Historic house in Alabama, United States

The Jemison–Van de Graaff Mansion, also known as the Jemison–Van de Graaf–Burchfield House, is a historic house in Tuscaloosa, Alabama, United States. The structure remained a private residence until 1955, when it served first as a library, then publishing house offices, and lastly as a historic house museum. The mansion was added to the National Register of Historic Places on April 19, 1972, due to its architectural significance.

==History==
The 26-room Italianate mansion was designed by architect Samuel Sloan for Robert Jemison, Jr., a local planter, politician, and businessman.
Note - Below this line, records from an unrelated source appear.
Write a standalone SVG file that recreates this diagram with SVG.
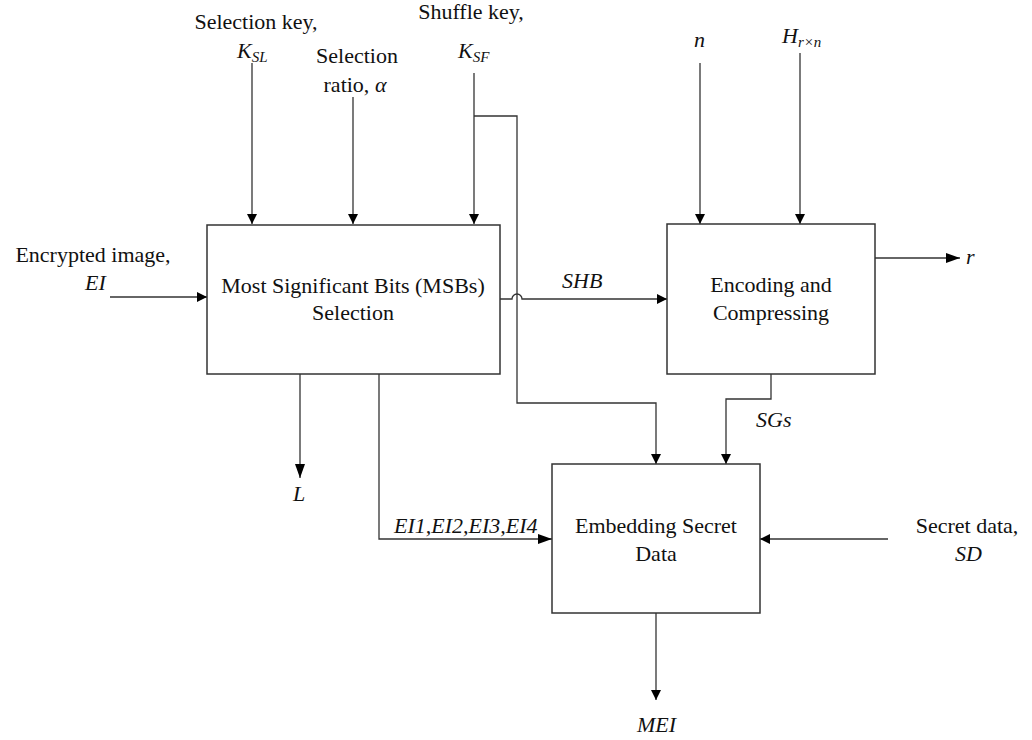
<svg xmlns="http://www.w3.org/2000/svg" width="1032" height="740" viewBox="0 0 1032 740">
<defs>
<marker id="arr" viewBox="0 0 10 10" refX="10" refY="5" markerWidth="10" markerHeight="10" markerUnits="userSpaceOnUse" orient="auto">
<path d="M0,0 L10,5 L0,10 z" fill="#000"/>
</marker>
<marker id="arrL" viewBox="0 0 14 10" refX="14" refY="5" markerWidth="14" markerHeight="10" markerUnits="userSpaceOnUse" orient="auto">
<path d="M0,0 L14,5 L0,10 z" fill="#000"/>
</marker>
</defs>
<style>
.box{fill:#fff;stroke:#333;stroke-width:1.5}
.ln{fill:none;stroke:#333;stroke-width:1.3}
.t{text-anchor:middle}
.i{font-style:italic}
.s{font-size:15px}
</style>
<rect width="1032" height="740" fill="#fff"/>
<g id="connectors">
<path class="ln" d="M252,63 V224" marker-end="url(#arr)"/>
<path class="ln" d="M353,97 V224" marker-end="url(#arr)"/>
<path class="ln" d="M474,73 V224" marker-end="url(#arr)"/>
<path class="ln" d="M474,116 H517 V403 H656 V464" marker-end="url(#arr)"/>
<path class="ln" d="M110,297 H207" marker-end="url(#arr)"/>
<path class="ln" d="M500,299 H512 A5,5 0 0 1 522,299 H667" marker-end="url(#arr)"/>
<path class="ln" d="M700,63 V224" marker-end="url(#arr)"/>
<path class="ln" d="M800,53 V224" marker-end="url(#arr)"/>
<path class="ln" d="M875,258 H960" marker-end="url(#arrL)"/>
<path class="ln" d="M771,374 V399 H726 V464" marker-end="url(#arr)"/>
<path class="ln" d="M300,374 V478" marker-end="url(#arrL)"/>
<path class="ln" d="M379,374 V539 H552" marker-end="url(#arrL)"/>
<path class="ln" d="M888,539 H760" marker-end="url(#arr)"/>
<path class="ln" d="M656,613 V700" marker-end="url(#arr)"/>
</g>
<g font-family="Liberation Serif, Tinos, Times New Roman, serif" font-size="22" fill="#111">
<g id="msb">
<rect class="box" x="207" y="225" width="293" height="149"/>
<text class="t" x="353" y="293">Most Significant Bits (MSBs)</text>
<text class="t" x="353" y="320">Selection</text>
</g>
<g id="encoding">
<rect class="box" x="667" y="224" width="208" height="150"/>
<text class="t" x="771" y="292">Encoding and</text>
<text class="t" x="771" y="320">Compressing</text>
</g>
<g id="embedding">
<rect class="box" x="552" y="464" width="208" height="149"/>
<text class="t" x="656" y="533">Embedding Secret</text>
<text class="t" x="656" y="561">Data</text>
</g>
<g id="labels">
<text class="t" x="256" y="29">Selection key,</text>
<text class="i" x="237" y="58">K<tspan class="s" dy="4">SL</tspan></text>
<text class="t" x="357" y="63">Selection</text>
<text class="t" x="355" y="92">ratio, <tspan class="i">α</tspan></text>
<text class="t" x="471" y="19">Shuffle key,</text>
<text class="i" x="458" y="58">K<tspan class="s" dy="4">SF</tspan></text>
<text class="i" x="694" y="47">n</text>
<text class="i" x="782" y="43">H<tspan class="s" dy="4">r×n</tspan></text>
<text class="t" x="93" y="262">Encrypted image,</text>
<text class="i" x="85" y="290">EI</text>
<text class="i" x="562" y="288">SHB</text>
<text class="i" x="966" y="264">r</text>
<text class="i" x="756" y="427">SGs</text>
<text class="i" x="293" y="501">L</text>
<text class="i" x="394" y="533">EI1,EI2,EI3,EI4</text>
<text class="t" x="967" y="533">Secret data,</text>
<text class="i" x="955" y="561">SD</text>
<text class="i" x="637" y="732">MEI</text>
</g>
</g>
</svg>
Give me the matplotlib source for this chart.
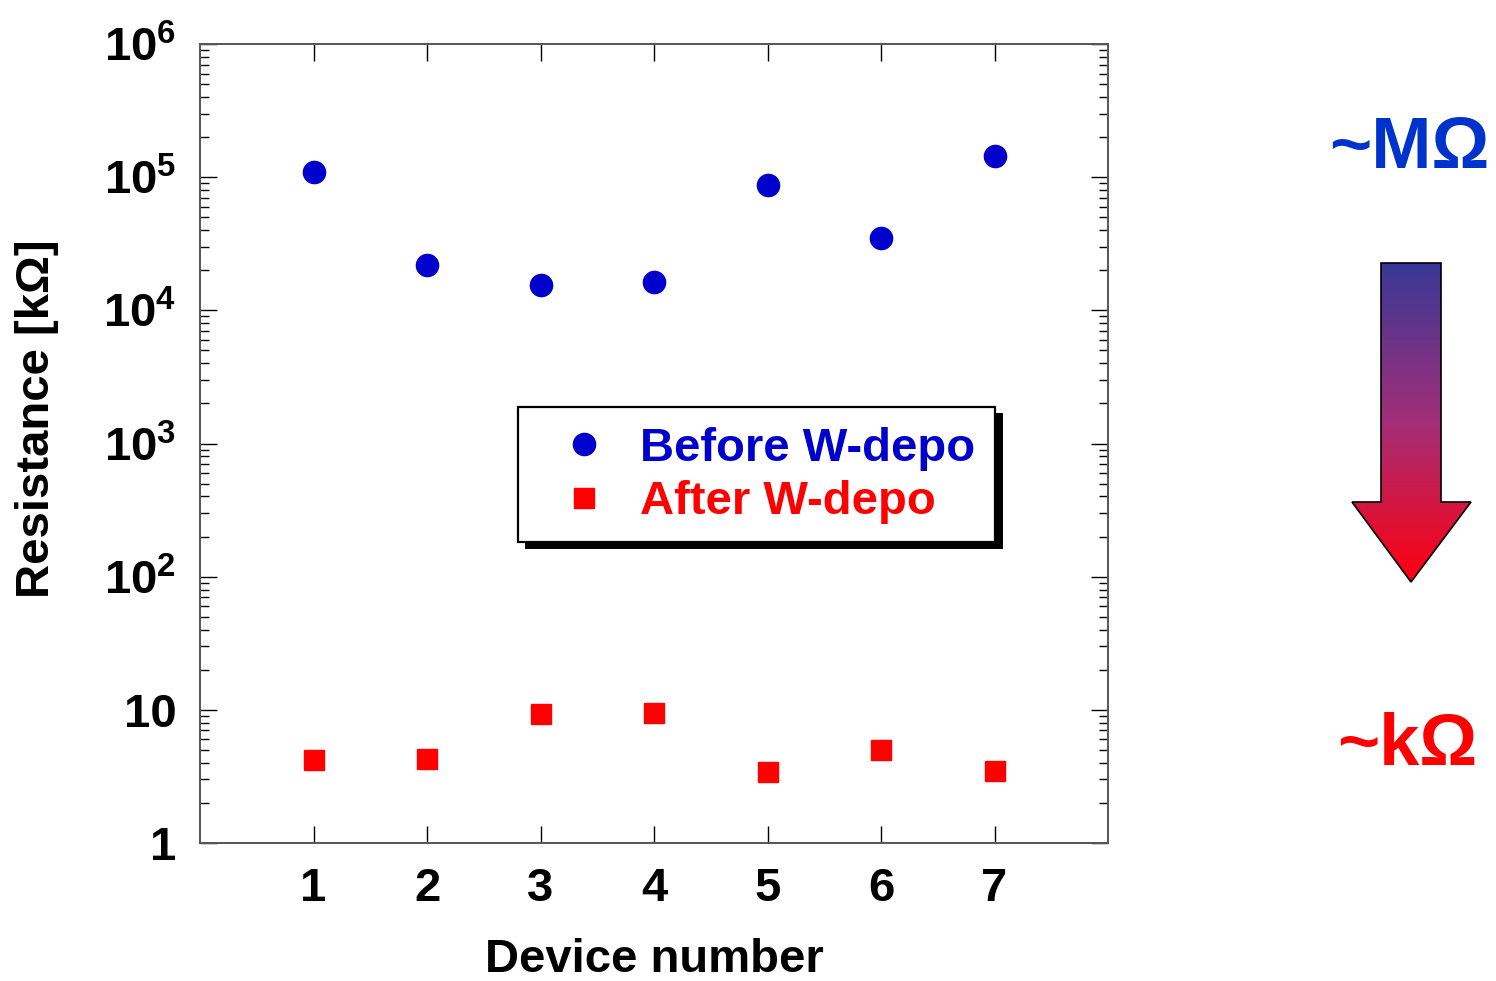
import numpy as np
import matplotlib
matplotlib.use("Agg")
import matplotlib.pyplot as plt
from matplotlib.patches import Polygon, Rectangle
from matplotlib.colors import LinearSegmentedColormap
from matplotlib.ticker import FixedLocator, LogLocator, NullFormatter

plt.rcParams['font.family'] = ['Liberation Sans', 'DejaVu Sans']
plt.rcParams['font.weight'] = 'bold'
plt.rcParams['mathtext.fontset'] = 'custom'
plt.rcParams['mathtext.rm'] = 'Liberation Sans:bold'
plt.rcParams['mathtext.bf'] = 'Liberation Sans:bold'

# dane
device = [1, 2, 3, 4, 5, 6, 7]
before = [1.1e5, 2.2e4, 1.55e4, 1.63e4, 8.7e4, 3.5e4, 1.44e5]
after = [4.2, 4.3, 9.3, 9.5, 3.4, 5.0, 3.5]
yticks = [1, 10, 1e2, 1e3, 1e4, 1e5, 1e6]
ylabels = ['1', '10', '$10^{2}$', '$10^{3}$', '$10^{4}$', '$10^{5}$', '$10^{6}$']

W, H = 1496, 981
fig = plt.figure(figsize=(W / 100, H / 100), dpi=100)
ax = fig.add_axes([200 / W, 1 - 843 / H, 908 / W, 799 / H])

blue = '#0000cc'
red = '#ff0000'
ax.plot(device, before, 'o', color=blue, markersize=16, label='Before W-depo', zorder=3)
ax.plot(device, after, 's', color=red, markersize=15, label='After W-depo', zorder=3)

ax.set_yscale('log')
ax.set_ylim(1, 1e6)
ax.set_xlim(0, 8)
ax.set_xticks(device)
ax.set_xticklabels([str(d) for d in device])
ax.yaxis.set_major_locator(FixedLocator(yticks))
ax.set_yticklabels(ylabels)
ax.yaxis.set_minor_locator(LogLocator(base=10, subs=np.arange(2, 10), numticks=20))
ax.yaxis.set_minor_formatter(NullFormatter())

for s in ax.spines.values():
    s.set_color('#555555')
    s.set_linewidth(1.4)
ax.tick_params(axis='both', which='major', direction='in', length=12, width=1.0,
               labelsize=34, pad=17, top=True, right=True)
ax.tick_params(axis='y', which='minor', direction='in', length=6.5, width=1.0,
               left=True, right=True)
ax.tick_params(axis='x', which='minor', bottom=False, top=False)
for t in ax.get_xticklabels() + ax.get_yticklabels():
    t.set_fontweight('bold')

fig.text(487 / W + 335 / W / 2, 1 - 960 / H, 'Device number', fontsize=34,
         fontweight='bold', ha='center', va='center')
fig.text(37 / W, 1 - 419 / H, 'Resistance [kΩ]', fontsize=34, fontweight='bold',
         rotation=90, ha='center', va='center')

# overlay em pixels para caixa da legenda, seta e textos
ov = fig.add_axes([0, 0, 1, 1], zorder=5)
ov.set_xlim(0, W)
ov.set_ylim(H, 0)
ov.axis('off')
ov.patch.set_alpha(0)

ov.add_patch(Rectangle((525, 413), 478, 136, facecolor='black', edgecolor='none', zorder=1))
ov.add_patch(Rectangle((518, 407), 477, 135, facecolor='white', edgecolor='black',
                       linewidth=1.6, zorder=2))

leg = ax.legend(loc='upper left', bbox_to_anchor=(560 / W, 1 - 427 / H),
                bbox_transform=fig.transFigure, frameon=False, borderpad=0,
                borderaxespad=0, handlelength=1.0, handletextpad=0.7,
                labelspacing=0.2, prop={'size': 34, 'weight': 'bold'})
for txt, c in zip(leg.get_texts(), [blue, red]):
    txt.set_color(c)
leg.remove()
ov.add_artist(leg)
leg.set_zorder(10)

# seta com gradiente
arrow_pts = [(1381, 263), (1441, 263), (1441, 502), (1471, 502), (1411, 582),
             (1352, 502), (1381, 502)]
arrow = Polygon(arrow_pts, closed=True, facecolor='none', edgecolor='black',
                linewidth=1.2, zorder=3)
ov.add_patch(arrow)
cmap = LinearSegmentedColormap.from_list(
    'seta', [(0.0, (0.22, 0.22, 0.59)), (0.5, (0.64, 0.18, 0.47)), (1.0, (1.0, 0.0, 0.06))])
grad = np.linspace(0, 1, 256).reshape(-1, 1)
im = ov.imshow(grad, cmap=cmap, extent=(1352, 1471, 582, 263), aspect='auto', zorder=2)
clip = Polygon(arrow_pts, closed=True, transform=ov.transData)
im.set_clip_path(clip)
ov.set_xlim(0, W)
ov.set_ylim(H, 0)

ov.text(1409, 168, '~MΩ', fontsize=52, fontweight='bold', color='#0033cc',
        ha='center', va='baseline')
ov.text(1407, 765, '~kΩ', fontsize=52, fontweight='bold', color=red,
        ha='center', va='baseline')

fig.savefig('out.png', dpi=100)
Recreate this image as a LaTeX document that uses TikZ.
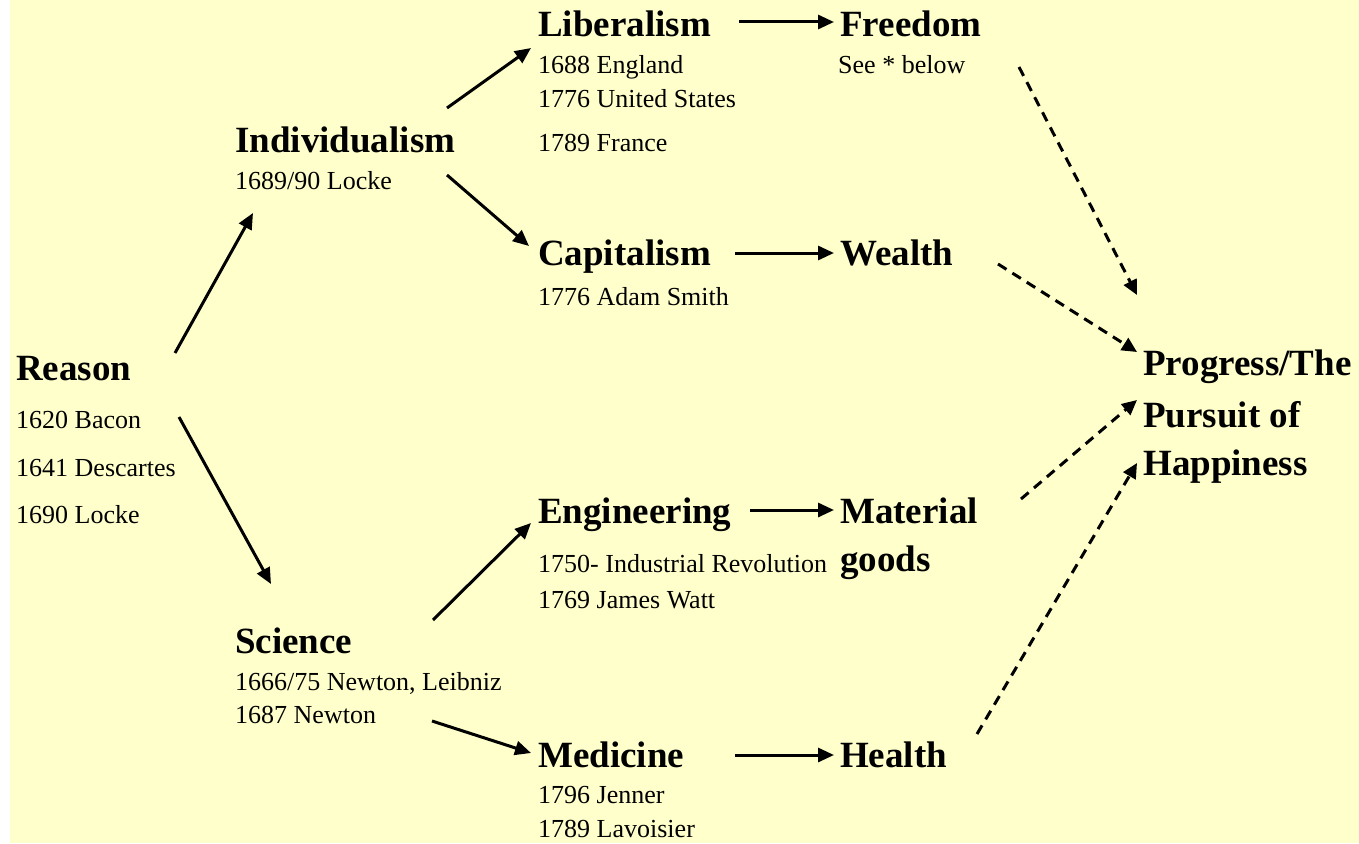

John Stewart supervised construction, and had been a partner with Sloan. Construction began in 1859, as the nearby Alabama State Hospital for the Insane, designed by Sloan, neared completion. Stewart was in Tuscaloosa supervising the construction of the hospital. Jemison had been a significant political force in getting the Alabama Legislature to locate the proposed Alabama Insane Hospital in Tuscaloosa, since the state capital had been relocated to Montgomery in 1846.

Construction on the mansion continued into the early years of the American Civil War, being primarily completed in 1862. Although some items were never completed as planned due to the war and the resulting Union blockade of the South, the house made use of the latest technology. This included an elaborate plumbing system which featured running water, flush toilets, a hot water boiler, and a copper bathtub. This was some of the earliest modern plumbing in the state. The property also had its own coal gas plant, which provided the mansion with gas lighting and fueled a kitchen stove.

Jemison died at the mansion on October 16, 1871. The property remained in the hands of his descendants into the 20th century. Robert Jemison's best-known descendant, Robert Jemison Van de Graaff, was born there in 1901. The house was sold to J.P. and Nell Burchfield in 1945, who would later complete the first major restoration. Following their ownership it was converted to use as Tuscaloosa's Friedman Public Library from 1955 until 1979. Once the library was relocated it was used by two national publications, first Horizon and then Antique Monthly. Finally, it was acquired by the Jemison–Van de Graaff Mansion Foundation in 1991. Since that time it has been fully restored and is now operated as a historic house museum and event location.